La Pâque était célébrée à la maison. Jésus, lui aussi, fit de même. Mais à la fin du repas, il se leva et sortit, il dépassa les limites de la Loi en franchissant le Cédron, le ruisseau qui marquait la frontière de Jérusalem. Il s'éloigna dans la nuit. Il ne craignait pas le chaos. Il ne se déroba pas à lui, ne se cacha pas. Il s'y enfonça jusque dans ses abîmes les plus profonds, jusque dans le gouffre de la mort : « Il est descendu au royaume de la mort. » Voilà ce que nous disons dans nos prières. Il est sorti. Cela veut dire : parce que la foi et l'amour de Jésus Christ sont le mur de l'Eglise, elle n’est donc pas un bunker, une forteresse dose, mais une ville ouverte. Croire, cela veut dire également sortir avec Jésus Christ, ne pas craindre le chaos, car Jésus Christ est le plus fort. Il est sorti et si nous faisons de même, nous le suivons. Croire veut dire sortir des murs et édifier, au milieu du monde chaotique, des espaces de foi et d'amour dans la force de Jésus Christ. Le Seigneur est sorti - c'est un signe de sa force. Il est descendu dans la nuit de Gethsémani, dans la nuit de la croix et du tombeau. Le plus fort s'est opposé au fort, la mort (Lc 11, 21-23). L'amour de Dieu, sa force, est plus fort que les puissances de la destruction. C'est justement en sortant, en s'engageant sur le chemin de la Passion au cours duquel il dépassa les murs protecteurs de la ville, la frontière, que Jésus accomplit le geste de sa victoire. Dans le mystère de Gethsémani déjà se cache le mystère de la joie pascale. Jésus est « le plus fort ». Plus aucune autre puissance n'est en mesure de lui résister, plus aucun lieu où il ne se trouve pas. Il nous appelle à le suivre, car il se trouve là où sont la foi et l'amour. C'est là que se trouve le pouvoir de la paix qui surmonte le néant et la mort.

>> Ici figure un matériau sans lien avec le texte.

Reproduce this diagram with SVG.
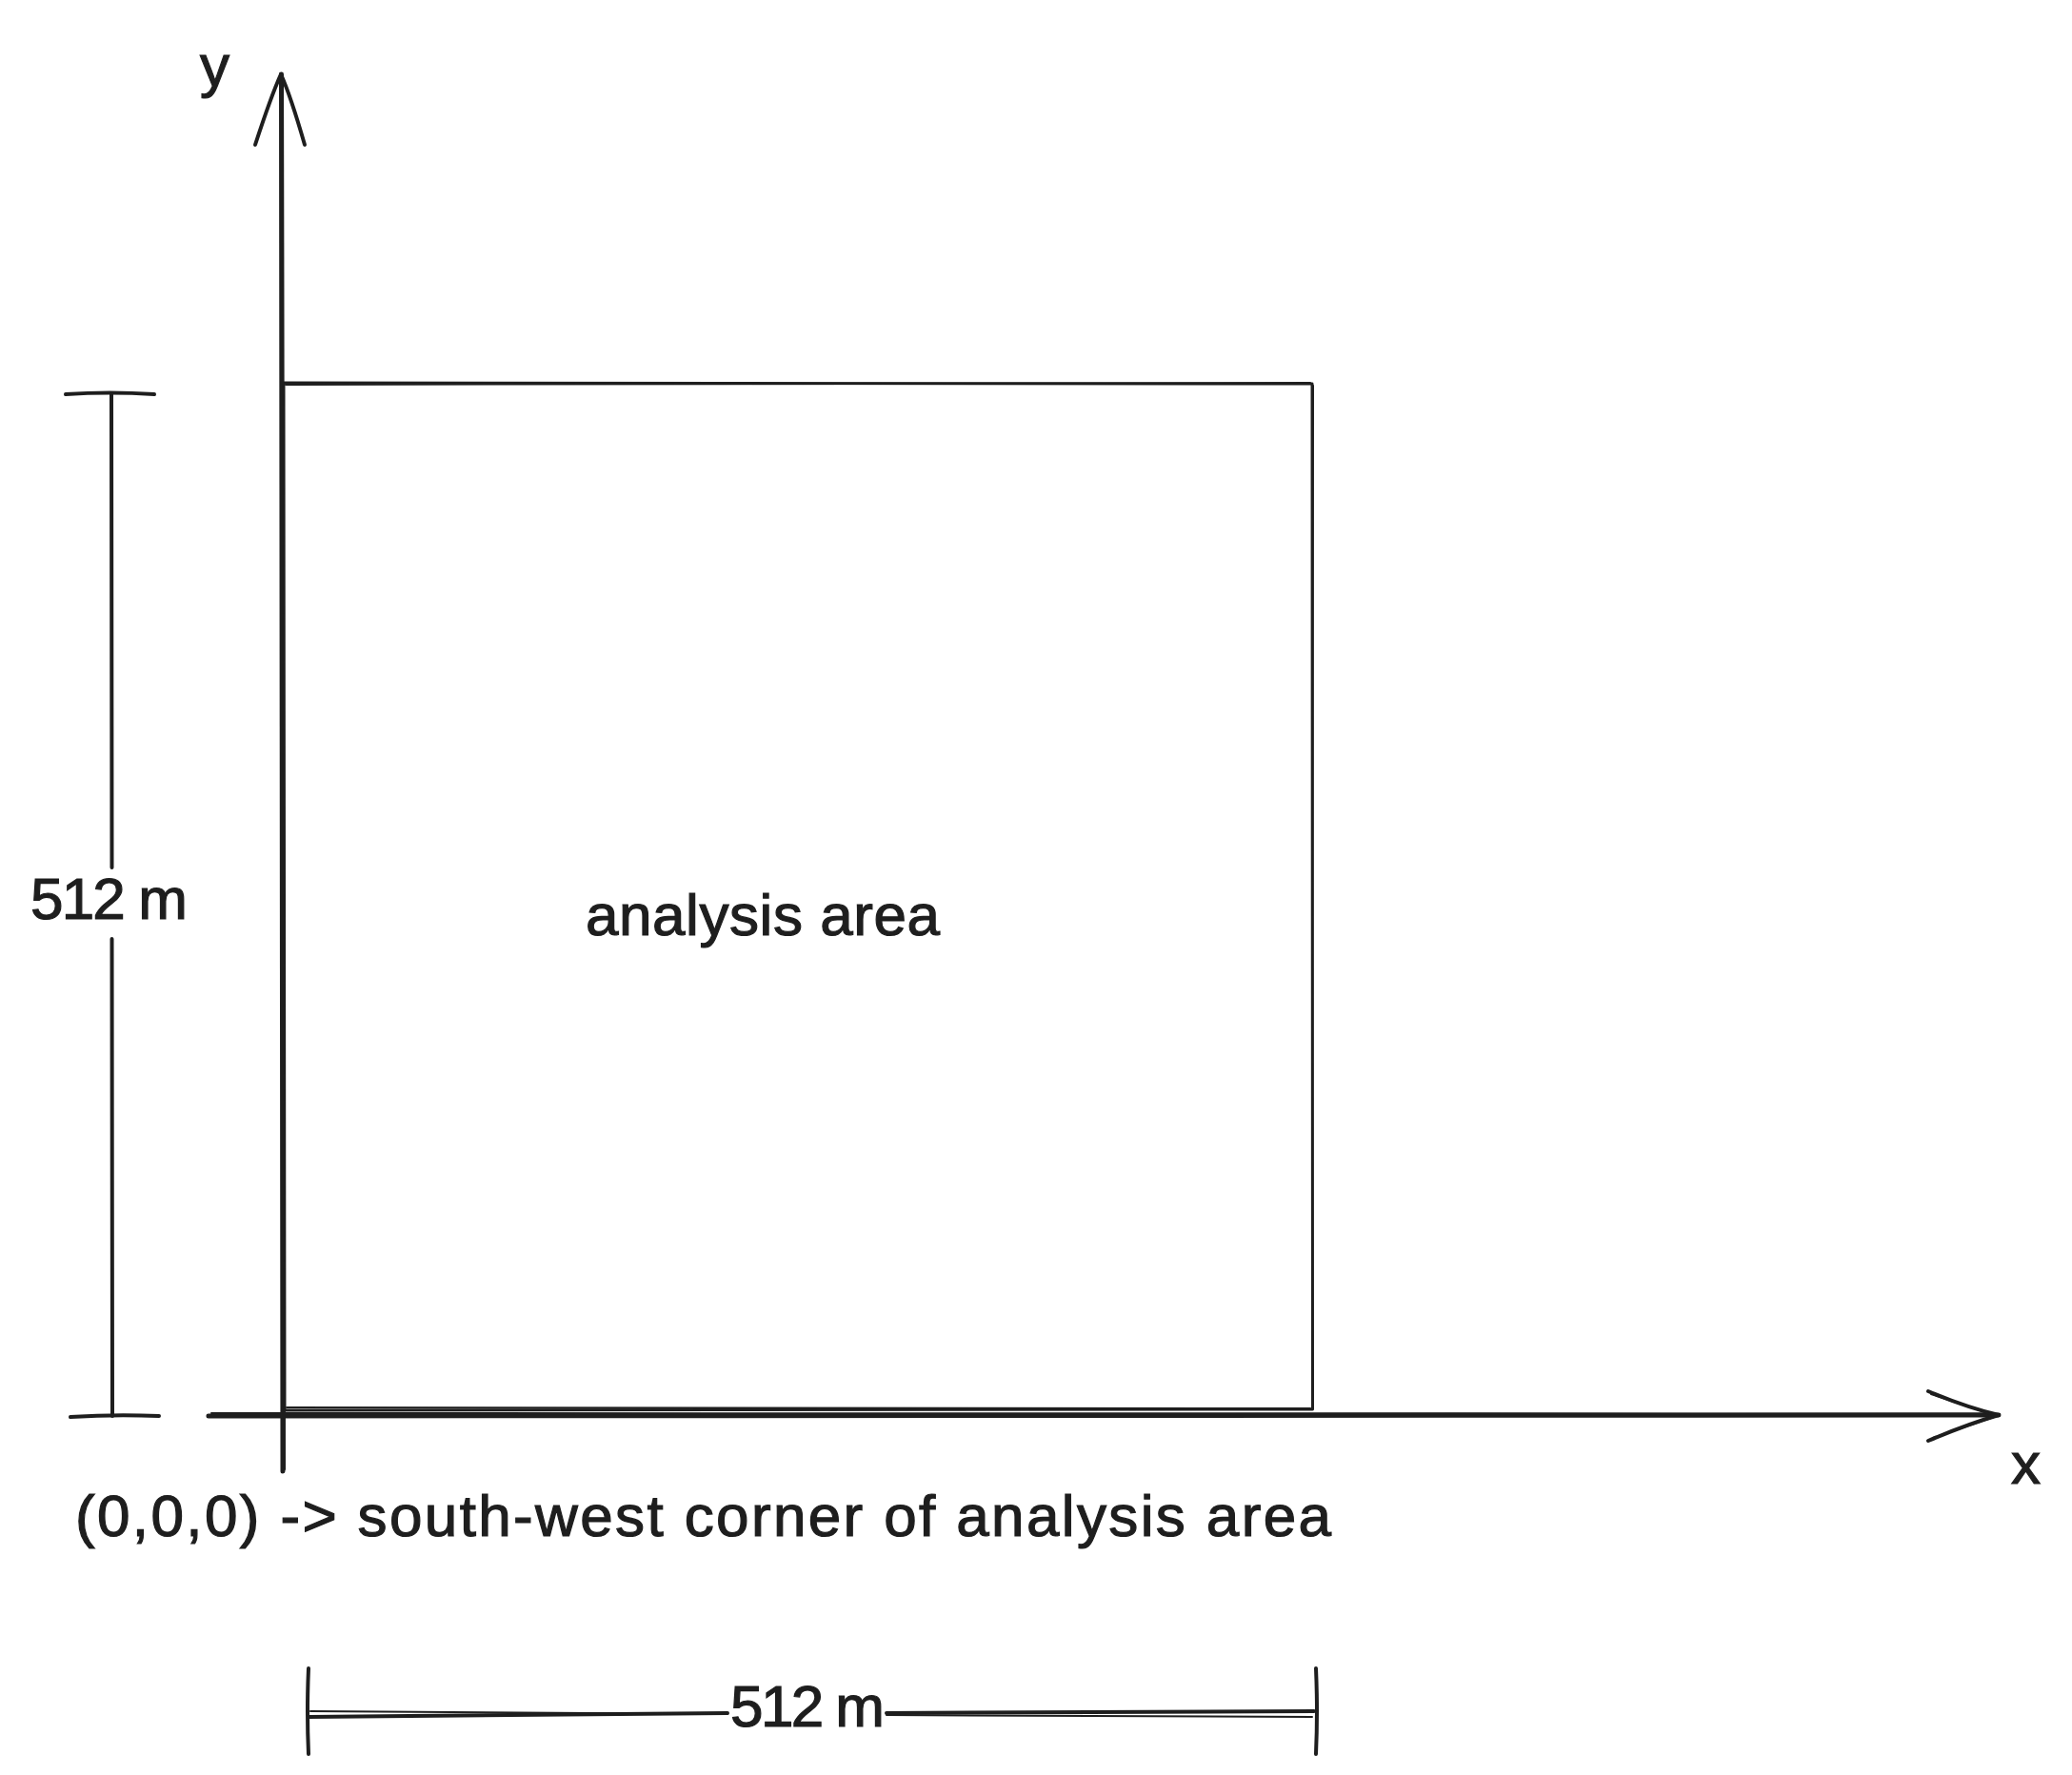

A l'issue de la liturgie du Jeudi Saint nous referons le chemin parcouru par Jésus. Nous porterons le Saint Sacrement hors de la cathédrale, dans la chapelle de sa solitude et de sa peur devant la mort. Nous le suivrons à l'heure de son abandon pour que celui-ci ne soit plus abandon. Ce chemin du Jeudi Saint ne doit pas rester seulement un geste liturgique. Il doit nous inciter à toujours entrer dans la solitude de Jésus, à toujours le chercher, lui, l'oublié, le méprisé, là où il est seul ; à rester à ses côtés quand les hommes refusent de le connaitre. Nous voulons demander au Seigneur qu'il fasse briller sa lumière à toutes les heures sombres de ce monde; qu’il nous la montre aussi à nous, aux heures de solitude, dans les ténèbres. Nous voulons le prier qu’il nous assiste dans la nuit de ce monde, et que par nous, il mette en œuvre l’édification de la ville, l’espace de la paix, la Création nouvelle. Amen.



(1) Il s'agit, à quelques remaniements près, du sermon que j'ai prononcé le Jeudi Saint 1981 à la cathédrale Notre-Dame de Munich. C'est sciemment que j'en ai conservé le caractère oral.